When the ${GRUB_CONF} file exists, the kernel file name doesn't get added to the ${GRUB_CONF} file correctly. Reproducible: Always Steps to Reproduce: 1. Set BOOTLOADER="grub" in /etc/genkernel.conf 2. genkernel all 3. look at the files in /boot/ 4. Compare it to the file names listed in the new entry of the /boot/grub/grub.conf Actual Results: title=Gentoo Linux (2.6.12-gentoo-r4) root (hd0,0) kernel /kernel-2.6.12-gentoo-r4 ... initrd /initramfs-genkernel-x86-2.6.12-gentoo-r4 Expected Results: title=Gentoo Linux (2.6.12-gentoo-r4) root (hd0,0) kernel /kernel-genkernel-x86-2.6.12-gentoo-r4 ... initrd /initramfs-genkernel-x86-2.6.12-gentoo-r4 This is the copied section from gen_bootloader.sh with the issue: # grub.conf already exists; so... # ... Clone the first boot definition and change the version. cp $GRUB_CONF $GRUB_CONF.bak awk 'BEGIN { RS="" ; FS="\n" ; OFS="\n" ; ORS="\n\n" } NR == 2 { ORIG=$0; sub(/\(.+\)/,"(" KV ")",$1); sub(/kernel-[[:alnum:][:punct:]]+/, "kernel-" KV, $3); sub(/initrd-[[:alnum:][:punct:]]+/, "initrd-" KV, $4); print RS $0; print RS ORIG;} NR != 2 { print RS $0; }' KV=$KV $GRUB_CONF.bak > $GRUB_CONF
We are aware of this bug and a patch is in the works, being tested at the moment.
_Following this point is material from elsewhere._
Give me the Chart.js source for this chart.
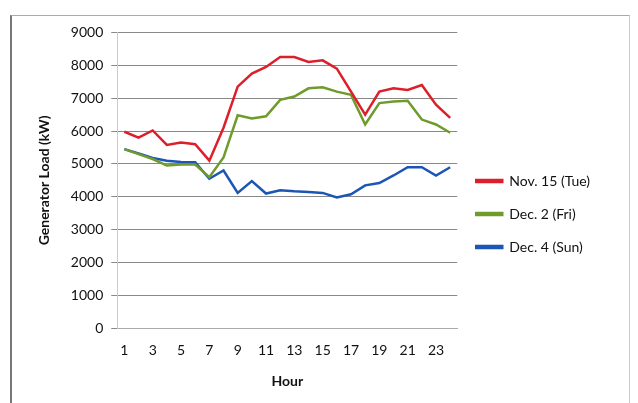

Well, for me, it just copied a previous entry in the grub.conf. I always have two different kernels. I had one entry in there for a stable kernel, and then I made a new kernel using genkernel and the entry for the other kernel was just copied exactly. The previous kernel was a nitro kernel and I was compiling a cko kernel. They are nothing alike in name.
Fixed in 3.2.3, please test and reopen if issues persist, thanks!